Ao esquecer sua História, os povos condenam-se a repeti-la. Ensinava George Santayna sobre o retorno dos mesmos episódios na trajetória da humanidade. O atual quadro brasileiro assemelha-se a outros do passado. A República proclamada por golpe militar derrubou a Monarquia baseada no escravagismo e no latifúndio. O Império, instituído pelo príncipe colonizador Pedro I, seria obra dos ingleses. Eles a tinham em mente desde 1808. Precisavam ampliar mercados para a venda de seus produtos. A invasão napoleônica, na península ibérica, desencadeou a reação contra o absolutismo real, suscitou onda de constitucionalismo na Espanha, Portugal e colônias. As espanholas deflagraram as guerras nacionais de independência. O Brasil, efetuou a sua pelo príncipe, apresentado como defensor do liberalismo. Depois se viu, não era bem assim. Pedro I dissolveu a Assembleia Constituinte, prendeu os seus membros, e outorgou a Constituição Imperial de 1824, nela, inseriu-se o Poder Moderador. Tantos anos depois agora é objeto de pareceres e ações judiciais. Que Poder é esse? A Resposta inscreve-se nos artigos 98 e 99 da extinta Carta Imperial: “a divisão e harmonia dos poderes políticos é o princípio conservador dos direitos dos cidadãos e o mais seguro meio de fazer efetivas as garantias que a Constituição oferece”. Os poderes reconhecidos constitucionalmente são: legislativo, moderador, executivo e judicial. Efervescia o liberalismo centrado na cidadania. Como falar dela no regime escravocrata, com a população majoritariamente composta de cativos? Era discurso político jurídico não correspondente a prática. Por curiosidade histórica a examinaremos.
O Poder Moderador da Carta Imperial foi concebido pelo doutrinador suíço Benjamin Constant. Era o Quarto Poder, deferido ao Imperador, como representante da nação, e supremo juiz dos outros poderes, por sua condição de neutro e politicamente apartidário. O Brasil foi o laboratório da experiência moderadora, aqui exercido na pessoa de Dom Pedro II. Era a chave da organização política. A nação representava-se pela Assembleia Geral e pelo Imperador. A legitimação se fazia pelos princípios da soberania popular e da origem divina do poder monárquico. O Imperador, inviolável, não se sujeitava a qualquer responsabilização legal.
A neutralidade político-partidária, era condição ínsita ao exercício do Poder Moderador imperial. Dois partidos se reversavam na condução da política administrativa do Império. Como dizia Machado de Assis, os liberais e conservadores eram muito parecidos, exercitavam rodízio entre os mesmos.

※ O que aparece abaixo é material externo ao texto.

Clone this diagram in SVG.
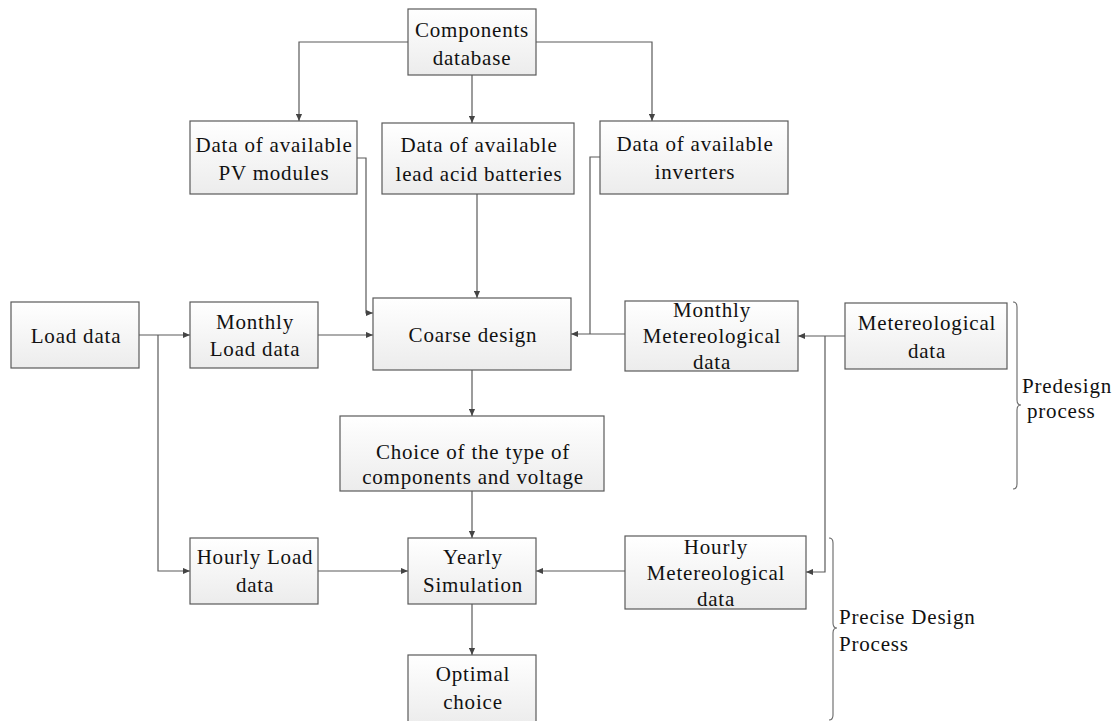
<svg xmlns="http://www.w3.org/2000/svg" width="1117" height="721" viewBox="0 0 1117 721">
<style>
.box{fill:url(#g);stroke:#5a5a5a;stroke-width:1.2}
.t{font-family:"Liberation Serif","Times New Roman",serif;font-size:21px;letter-spacing:0.8px;fill:#111;text-anchor:middle}
.l{font-family:"Liberation Serif","Times New Roman",serif;font-size:21px;letter-spacing:0.8px;fill:#111}
.c{fill:none;stroke:#5a5a5a;stroke-width:1.2}
.br{fill:none;stroke:#666;stroke-width:1.1}
</style>
<defs>
<linearGradient id="g" x1="0" y1="0" x2="0" y2="1">
<stop offset="0" stop-color="#ffffff"/>
<stop offset="1" stop-color="#ececec"/>
</linearGradient>
<marker id="a" viewBox="0 0 8 8" refX="8" refY="4" markerWidth="7" markerHeight="7" markerUnits="userSpaceOnUse" orient="auto">
<path d="M0,0.5 L8,4 L0,7.5 Z" fill="#444"/>
</marker>
</defs>
<rect width="1117" height="721" fill="#fff"/>
<g id="connectors">
<path class="c" d="M408,42 H299 V121" marker-end="url(#a)"/>
<path class="c" d="M472,75 V123" marker-end="url(#a)"/>
<path class="c" d="M536,42 H652 V121" marker-end="url(#a)"/>
<path class="c" d="M357,158 H366 V313 H373" marker-end="url(#a)"/>
<path class="c" d="M477,194 V298" marker-end="url(#a)"/>
<path class="c" d="M600,157 H590 V334"/>
<path class="c" d="M625,334 H571" marker-end="url(#a)"/>
<path class="c" d="M139,335 H190" marker-end="url(#a)"/>
<path class="c" d="M158,335 V571 H190" marker-end="url(#a)"/>
<path class="c" d="M318,335 H373" marker-end="url(#a)"/>
<path class="c" d="M472,370 V416" marker-end="url(#a)"/>
<path class="c" d="M845,336 H798" marker-end="url(#a)"/>
<path class="c" d="M825,336 V572 H806" marker-end="url(#a)"/>
<path class="c" d="M472,491 V538" marker-end="url(#a)"/>
<path class="c" d="M318,571 H408" marker-end="url(#a)"/>
<path class="c" d="M625,571 H536" marker-end="url(#a)"/>
<path class="c" d="M472,604 V655" marker-end="url(#a)"/>
</g>
<g id="components-database"><rect class="box" x="408" y="9" width="128" height="66"/><text class="t" x="472" y="37">Components</text><text class="t" x="472" y="65">database</text></g>
<g id="pv-modules"><rect class="box" x="190" y="121" width="167" height="73"/><text class="t" x="274" y="152">Data of available</text><text class="t" x="274" y="180">PV modules</text></g>
<g id="batteries"><rect class="box" x="382" y="123" width="192" height="71"/><text class="t" x="479" y="152">Data of available</text><text class="t" x="479" y="181">lead acid batteries</text></g>
<g id="inverters"><rect class="box" x="600" y="121" width="188" height="73"/><text class="t" x="695" y="151">Data of available</text><text class="t" x="695" y="179">inverters</text></g>
<g id="load-data"><rect class="box" x="11" y="302" width="128" height="66"/><text class="t" x="76" y="343">Load data</text></g>
<g id="monthly-load"><rect class="box" x="190" y="302" width="128" height="66"/><text class="t" x="255" y="329">Monthly</text><text class="t" x="255" y="356">Load data</text></g>
<g id="coarse-design"><rect class="box" x="373" y="298" width="198" height="72"/><text class="t" x="473" y="342">Coarse design</text></g>
<g id="monthly-meteo"><rect class="box" x="625" y="301" width="173" height="70"/><text class="t" x="712" y="317">Monthly</text><text class="t" x="712" y="343">Metereological</text><text class="t" x="712" y="369">data</text></g>
<g id="meteo-data"><rect class="box" x="845" y="303" width="162" height="66"/><text class="t" x="927" y="330">Metereological</text><text class="t" x="927" y="358">data</text></g>
<g id="choice"><rect class="box" x="340" y="416" width="264" height="75"/><text class="t" x="473" y="459">Choice of the type of</text><text class="t" x="473" y="484">components and voltage</text></g>
<g id="hourly-load"><rect class="box" x="190" y="538" width="128" height="66"/><text class="t" x="255" y="564">Hourly Load</text><text class="t" x="255" y="592">data</text></g>
<g id="yearly-simulation"><rect class="box" x="408" y="538" width="128" height="66"/><text class="t" x="473" y="564">Yearly</text><text class="t" x="473" y="592">Simulation</text></g>
<g id="hourly-meteo"><rect class="box" x="625" y="536" width="181" height="73"/><text class="t" x="716" y="554">Hourly</text><text class="t" x="716" y="580">Metereological</text><text class="t" x="716" y="606">data</text></g>
<g id="optimal-choice"><rect class="box" x="408" y="655" width="128" height="70"/><text class="t" x="473" y="681">Optimal</text><text class="t" x="473" y="709">choice</text></g>
<g id="predesign">
<path class="br" d="M1013,302 Q1017,302 1017,307 V400 Q1017,405 1021,405 Q1017,405 1017,410 V484 Q1017,489 1013,489"/>
<text class="l" x="1022" y="393">Predesign</text><text class="l" x="1027" y="418">process</text>
</g>
<g id="precise-design">
<path class="br" d="M829,538 Q833,538 833,543 V623 Q833,628 837,628 Q833,628 833,633 V715 Q833,720 829,720"/>
<text class="l" x="839" y="624">Precise Design</text><text class="l" x="839" y="651">Process</text>
</g>
</svg>
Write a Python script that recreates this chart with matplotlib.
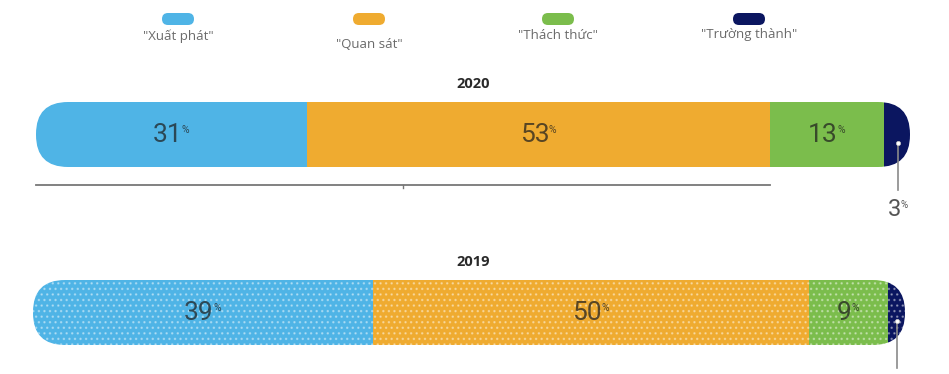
import matplotlib
matplotlib.use('Agg')
import matplotlib.pyplot as plt
from matplotlib.patches import Rectangle, FancyBboxPatch
import numpy as np

# data
years = ['2020', '2019']
categories = ['"Xuất phát"', '"Quan sát"', '"Thách thức"', '"Trường thành"']
shares_2020 = [31, 53, 13, 3]
shares_2019 = [39, 50, 9, 2]
colors = ['#4fb4e6', '#efab30', '#7bbd4c', '#0b1660']

plt.rcParams['font.family'] = ['Open Sans', 'DejaVu Sans']

fig = plt.figure(figsize=(9.49, 3.74), dpi=100)
ax = fig.add_axes([0, 0, 1, 1])
ax.set_xlim(0, 949)
ax.set_ylim(374, 0)
ax.axis('off')

# legend pills
legend_x = [178, 369, 558, 749]
legend_text_y = [36, 44, 35, 34]
for lx, ty, c, lab in zip(legend_x, legend_text_y, colors, categories):
    ax.add_patch(FancyBboxPatch((lx - 16, 13), 32, 12, boxstyle='round,pad=0,rounding_size=6',
                                fc=c, ec='none'))
    ax.text(lx, ty, lab, ha='center', va='center', fontsize=9.5, color='#6a6a6a')

bars = [
    dict(year='2020', shares=shares_2020, left=36, width=874, top=102, dotted=False),
    dict(year='2019', shares=shares_2019, left=33, width=872, top=280, dotted=True),
]
h = 65

for b in bars:
    vals = np.array(b['shares'], dtype=float)
    scale = b['width'] / vals.sum()
    edges = b['left'] + np.concatenate([[0], np.cumsum(vals)]) * scale
    clip = FancyBboxPatch((b['left'], b['top']), b['width'], h,
                          boxstyle='round,pad=0,rounding_size=32', fc='none', ec='none')
    ax.add_patch(clip)
    for i, c in enumerate(colors):
        r = Rectangle((edges[i], b['top']), edges[i + 1] - edges[i], h, fc=c,
                      ec='#ffffff60' if b['dotted'] else 'none', lw=0,
                      hatch='...' if b['dotted'] else None)
        ax.add_patch(r)
        r.set_clip_path(clip)
    cy = b['top'] + h / 2
    # value labels inside
    for i in range(len(vals) - 1):
        cx = (edges[i] + edges[i + 1]) / 2 - 4
        t = ax.text(cx, cy, f'{int(vals[i])}', ha='center', va='center', fontsize=19,
                    family='Roboto', color='#1e1e1e', alpha=0.72)
        ax.annotate('%', xy=(1, 1), xycoords=t, xytext=(-0.5, -2), textcoords='offset points',
                    ha='left', va='top', fontsize=7.5, family='Roboto', color='#1e1e1e', alpha=0.72)
    # year title
    ax.text(473, b['top'] - 18, b['year'], ha='center', va='center', fontsize=10.5,
            fontweight='bold', color='#2a2a2a')
    # leader for the last small segment
    lx = (edges[-2] + edges[-1]) / 2 + 1
    dot_y = cy + 8
    if b['year'] == '2020':
        ax.plot([lx, lx], [dot_y, 190], color='#8a8a8a', lw=1.2)
        t = ax.text(lx - 3, 209, f'{int(vals[-1])}', ha='center', va='center', fontsize=17,
                    family='Roboto', color='#555555')
        ax.annotate('%', xy=(1, 1), xycoords=t, xytext=(-0.5, -2), textcoords='offset points',
                    ha='left', va='top', fontsize=7, family='Roboto', color='#555555')
        # bracket under the first two segments
        ax.plot([edges[0], edges[2]], [185, 185], color='#777777', lw=1.3)
        mid = (edges[0] + edges[2]) / 2
        ax.plot([mid, mid], [185, 188], color='#777777', lw=1.0)
    else:
        ax.plot([lx, lx], [dot_y, 368], color='#8a8a8a', lw=1.2)
    ax.plot(lx, dot_y, 'o', ms=3, mfc='white', mec='#c8c8c8', mew=0.5)

fig.savefig('out.png', dpi=100)
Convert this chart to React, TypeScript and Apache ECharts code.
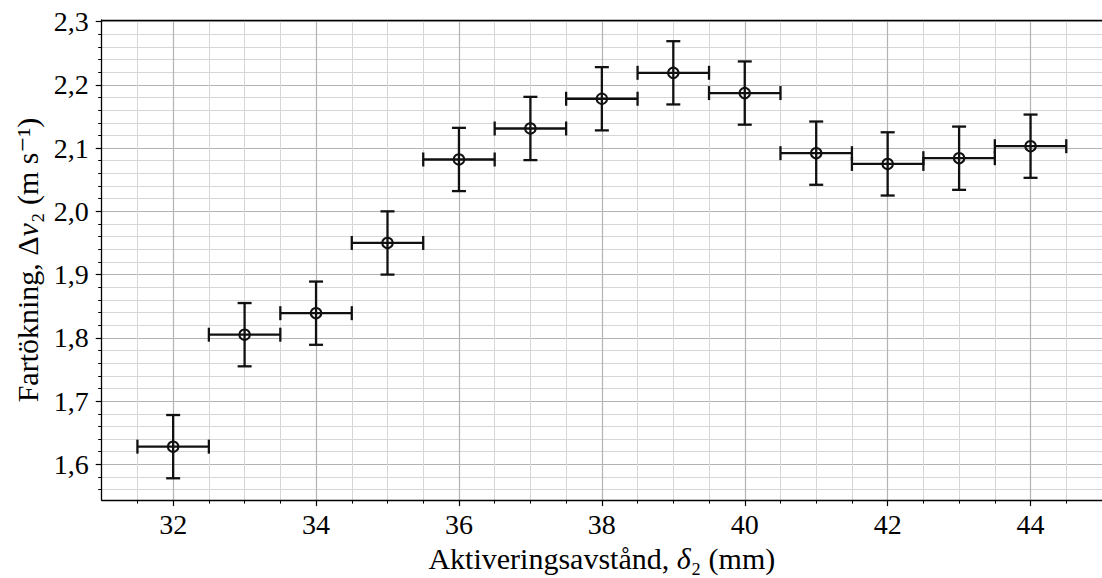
import React, { useEffect, useRef } from "react";
import * as echarts from "echarts";

// Data
const distances = [32, 33, 34, 35, 36, 37, 38, 39, 40, 41, 42, 43, 44];
const speedGain = [1.628, 1.805, 1.839, 1.950, 2.082, 2.131, 2.178, 2.219, 2.187, 2.092, 2.075, 2.084, 2.103];
const xErrors = [0.5, 0.5, 0.5, 0.5, 0.5, 0.5, 0.5, 0.5, 0.5, 0.5, 0.5, 0.5, 0.5];
const yErrors = [0.05, 0.05, 0.05, 0.05, 0.05, 0.05, 0.05, 0.05, 0.05, 0.05, 0.05, 0.05, 0.05];
const xTickValues = [32, 34, 36, 38, 40, 42, 44];
const yTickValues = [1.6, 1.7, 1.8, 1.9, 2.0, 2.1, 2.2, 2.3];

const FONT = "'Liberation Serif', 'DejaVu Serif', serif";
const INK = "#111111";
const FS = 28;
const NAME_FS = 30;

export default function App() {
  const ref = useRef<HTMLDivElement>(null);

  useEffect(() => {
    if (!ref.current) return;
    const chart = echarts.init(ref.current, null, { renderer: "svg" });

    const data = distances.map((d, i) => [d, speedGain[i], xErrors[i], yErrors[i]]);
    const fmt = (v: number) => v.toFixed(1).replace(".", ",");
    const fmtInt = (v: number) => String(Math.round(v));

    const majorGrid = { color: "#b3b3b3", width: 1.2 };
    const minorGrid = { color: "#d6d6d6", width: 1 };

    chart.setOption({
      animation: false,
      backgroundColor: "#ffffff",
      grid: { left: 101.7, right: -7.7, top: 20, bottom: 75, containLabel: false },
      xAxis: [
        {
          type: "value",
          position: "bottom",
          min: 31,
          max: 45,
          splitNumber: 7,
          name: "Aktiveringsavstånd, {it|δ}₂ (mm)",
          nameLocation: "middle",
          nameGap: 35,
          nameTextStyle: {
            fontFamily: FONT,
            fontSize: NAME_FS,
            color: "#000",
            rich: { it: { fontFamily: FONT, fontSize: NAME_FS, fontStyle: "italic", color: "#000" } },
          },
          axisLine: { show: true, onZero: false, lineStyle: { color: "#000", width: 1.3 } },
          axisTick: { show: true, length: 6, customValues: xTickValues, lineStyle: { color: "#000", width: 1.2 } },
          minorTick: { show: true, splitNumber: 4, length: 3.5, lineStyle: { color: "#000", width: 1 } },
          axisLabel: {
            customValues: xTickValues,
            formatter: fmtInt,
            fontFamily: FONT,
            fontSize: FS,
            color: "#000",
            margin: 10,
          },
          splitLine: { show: true, lineStyle: majorGrid },
          minorSplitLine: { show: true, lineStyle: minorGrid },
        },
        {
          type: "value",
          position: "top",
          min: 31,
          max: 45,
          axisLine: { show: true, onZero: false, lineStyle: { color: "#000", width: 1.3 } },
          axisTick: { show: false },
          axisLabel: { show: false },
          splitLine: { show: false },
        },
      ],
      yAxis: [
        {
          type: "value",
          min: 1.5435,
          max: 2.3025,
          splitNumber: 7,
          name: "Fartökning, Δ{it|v}₂ (m s⁻¹)",
          nameLocation: "middle",
          nameRotate: 90,
          nameGap: 57,
          nameTextStyle: {
            fontFamily: FONT,
            fontSize: NAME_FS,
            color: "#000",
            rich: { it: { fontFamily: FONT, fontSize: NAME_FS, fontStyle: "italic", color: "#000" } },
          },
          axisLine: { show: true, onZero: false, lineStyle: { color: "#000", width: 1.3 } },
          axisTick: { show: true, length: 6, customValues: yTickValues, lineStyle: { color: "#000", width: 1.2 } },
          minorTick: { show: true, splitNumber: 5, length: 3.5, lineStyle: { color: "#000", width: 1 } },
          axisLabel: {
            customValues: yTickValues,
            formatter: fmt,
            fontFamily: FONT,
            fontSize: FS,
            color: "#000",
            margin: 13,
          },
          splitLine: { show: true, lineStyle: majorGrid },
          minorSplitLine: { show: true, lineStyle: minorGrid },
        },
      ],
      series: [
        {
          type: "custom",
          xAxisIndex: 0,
          yAxisIndex: 0,
          data,
          encode: { x: 0, y: 1 },
          renderItem: (params: any, api: any) => {
            const x = api.value(0);
            const y = api.value(1);
            const ex = api.value(2);
            const ey = api.value(3);
            const c = api.coord([x, y]);
            const l = api.coord([x - ex, y]);
            const r = api.coord([x + ex, y]);
            const t = api.coord([x, y + ey]);
            const b = api.coord([x, y - ey]);
            const cap = 7;
            const st = { stroke: INK, lineWidth: 2.3, fill: "none" };
            const ln = (x1: number, y1: number, x2: number, y2: number) => ({
              type: "line",
              shape: { x1, y1, x2, y2 },
              style: st,
            });
            return {
              type: "group",
              children: [
                ln(l[0], l[1], r[0], r[1]),
                ln(t[0], t[1], b[0], b[1]),
                ln(l[0], l[1] - cap, l[0], l[1] + cap),
                ln(r[0], r[1] - cap, r[0], r[1] + cap),
                ln(t[0] - cap, t[1], t[0] + cap, t[1]),
                ln(b[0] - cap, b[1], b[0] + cap, b[1]),
                {
                  type: "circle",
                  shape: { cx: c[0], cy: c[1], r: 5.2 },
                  style: { stroke: INK, lineWidth: 2, fill: "none" },
                },
              ],
            };
          },
          z: 10,
        },
      ],
    });

    return () => chart.dispose();
  }, []);

  return (
    <div
      ref={ref}
      style={{ position: "absolute", left: 0, top: 0, width: 1102, height: 578, background: "#fff" }}
    />
  );
}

O Exército retornou fortalecido da Guerra do Paraguai. Boa parte das tropas era formada por escravos. A corporação apoiou o abolicionismo, e os oficiais e alunos da Escola Militar liderados por Benjamin Constant Botelho de Magalhães, inspirados na ideologia positivista autoritária, protagonizaram a proclamação da República.
As intervenções militares se sucederam durante a Primeira República e as que lhe sucederam, criando-se o pressuposto de que as Forças Armadas exerceriam o Poder Moderador imperial da Constituição imperial de 1824. Impossível, por se tratar de instituição monárquica incompatível com a forma republicana de governo, conforme a manifestação de suas lideranças.
Para reforçar o argumento, é oportuno lembrar, o Presidente Castello Branco, em 1965, aprovou a Lei da Inatividade, estipulando o prazo para os generais permaneceram na ativa, e se desligarem da caserna após o desempenho de funções civis. Era a concretização do plano de profissionalização das Forças Armadas por ele defendida durante a sua carreira. Bem-sucedido. Nossas Foças Armadas democráticas, que lutaram contra o nazi-fascismo na Segunda Guerra Mundial, inclusive Castello, um dos seus comandantes, estão voltadas para as suas atribuições profissionais, estritamente previstas na Constituição da República.
No passado a legislação permitia a existência dos oficiais anfíbios, que exerciam cargos por longo tempo e depois retornavam a caserna. Era o caso de Góis Monteiro, Zenóbio da Costa, Cordeiro de Farias e outros.